The Importance of Snappy Copy

When I was younger and first starting to take creative writing seriously, I thought being “a good writer” meant constructing lengthy, flowy passages of elaborate text with the longest, most complex words possible.  I thought I should aim to write something with the highest reading level possible, use words understandable only by people who had PhD’s, and write as pretentiously as possible to ensure that other people would think I was “a good writer.”

I also thought Sherlock Holmes in the 22nd Century was the best show on television.

Nine years later, I’d be the first to say lengthy and elaborate passages are a hallmark of uninformed writing.  This is largely a product of my time as a journalism major in college – I’ll graduate with a Communication degree with a journalism concentration in May – but it’s also something I’ve learned while taking classes towards a creative writing degree I am no longer pursuing.

Where’s the proof, you ask?  Allow me to demonstrate my point.

A single punchy word does more damage than a long, floppy phrase.  A common misconception among new writers – which I’ve observed several times at student workshops and am also guilty of – is that long sentences equal good writing.  This is not true, and over-use of adverbs and adjectives make a piece look sloppy.

Now that I have more workshop experience and critical reading experience, it’s frustrating to read sentences with more than one or two adjectives or adverbs when I’m reading fiction.  Reading poetry brings out even more of a critic in me.  There are more effective ways to say things – and don’t even get me started on the word “that”!

When you write blogs or articles, shorter is almost always better.  While many bloggers can write posts into the thousands, it’s much easier for readers to consume posts between 500 and 700 words, which is the goal for a standard news article.  It’s easier to read pieces of that length.

It’s also easier to read shorter paragraphs, which is easier to do when the piece is not as long.  It’s much more difficult for me to read dense writing because I am now very accustomed to reading short, snappy blogs and news articles.

And my final point: this video by OkaySamurai on YouTube.

If that doesn’t convince you that snappy writing is important, I don’t know what else will!


Published by Feliza

Feliza Casano is a writer and editor with a love of speculative fiction, graphic novels, and good books.
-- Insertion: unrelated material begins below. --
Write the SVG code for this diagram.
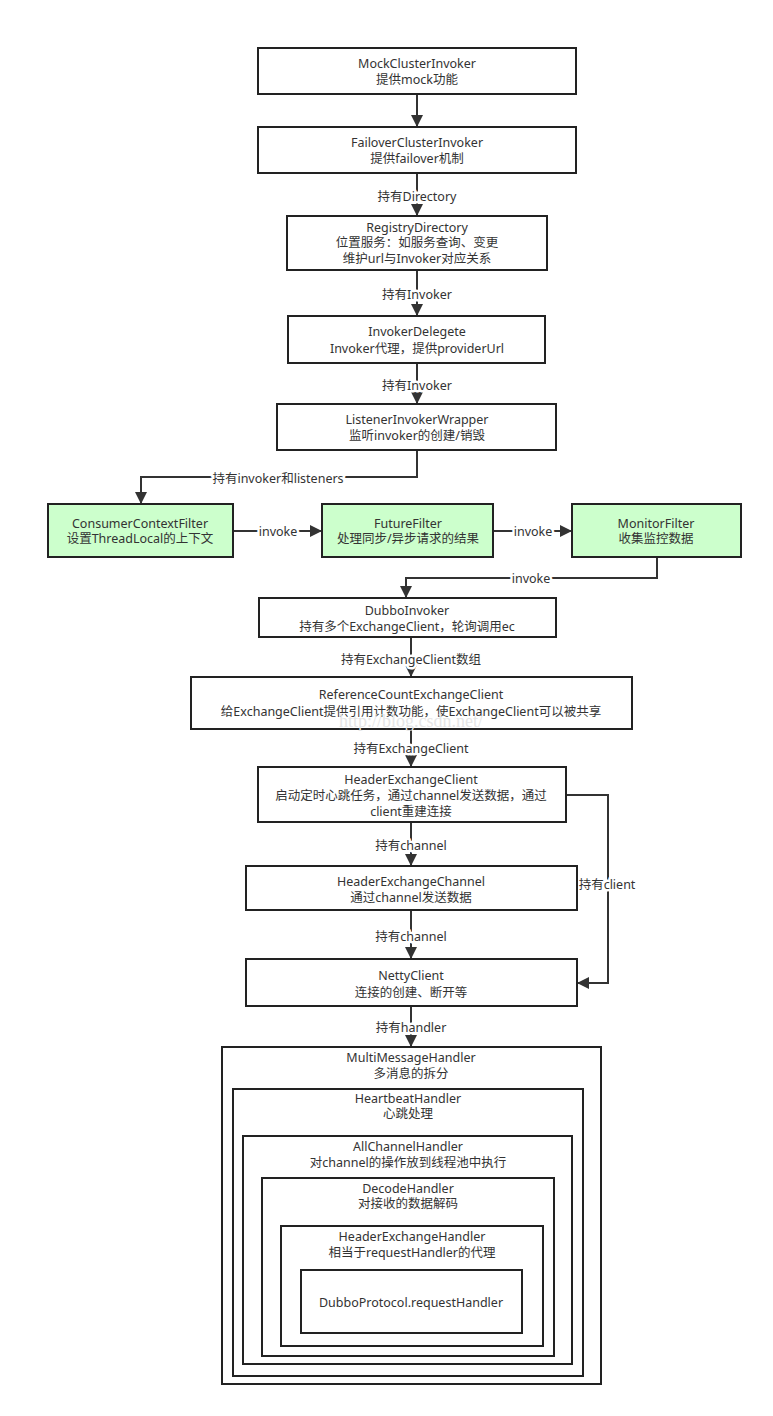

She writes and edits at Girls in Capes ( and contributes to other websites on science fiction and fantasy topics.

2 thoughts on “The Importance of Snappy Copy

  1. I loved ‘Sherlock Holmes in the 22nd Century’! (And once again, now I can’t get that tune out of my head. Thanks a lot!)

    One thing you touched on that resonates with me is when you said you can’t read pieces like you used to, after all those classes. I’m the same way. As a reader, I’ll let a writer get away with a lot of things simply because they never bothered me. After classes, workshops, learning the craft and hearing other author/agent/publisher gripes – some days it’s impossible to get in the mindset of reading for fun.

    I don’t like that.

    As an author, I strive for perfection but as a reader, I give a lot of leeway. Never before in my life have I been so harsh with books because I have trouble shutting off the mechanics of how one ‘should’ write and let loose in the fun and imagination of the writer.

    Then, back to the author, you get the ‘you can’t do that’ in your writing and the next book you read does that. That’s happened so many times it’s not funny.

    Great post – it’s a lot to think about.


    1. I did, too – it played at 6 in the morning here, and I always woke up so I could watch it.

      I can read for fun – oh, how I can read for fun – but when I workshop with other people, I’m always thinking like an editor, not like a friend. I find myself really picky about things when I read things written by my peers.

      Also, I have developed an extreme hatred for the word “that,” which is problematic because my boyfriend uses the word “that” frequently in his writing. Since working in media, I’ve come to hate it because it’s such a terrible word – but a lot of people my age are still academic writers, and academic writing encourages the use of long, flowy passages to fill word count or page space.

      Anyway, I digress. I’m glad you liked the post!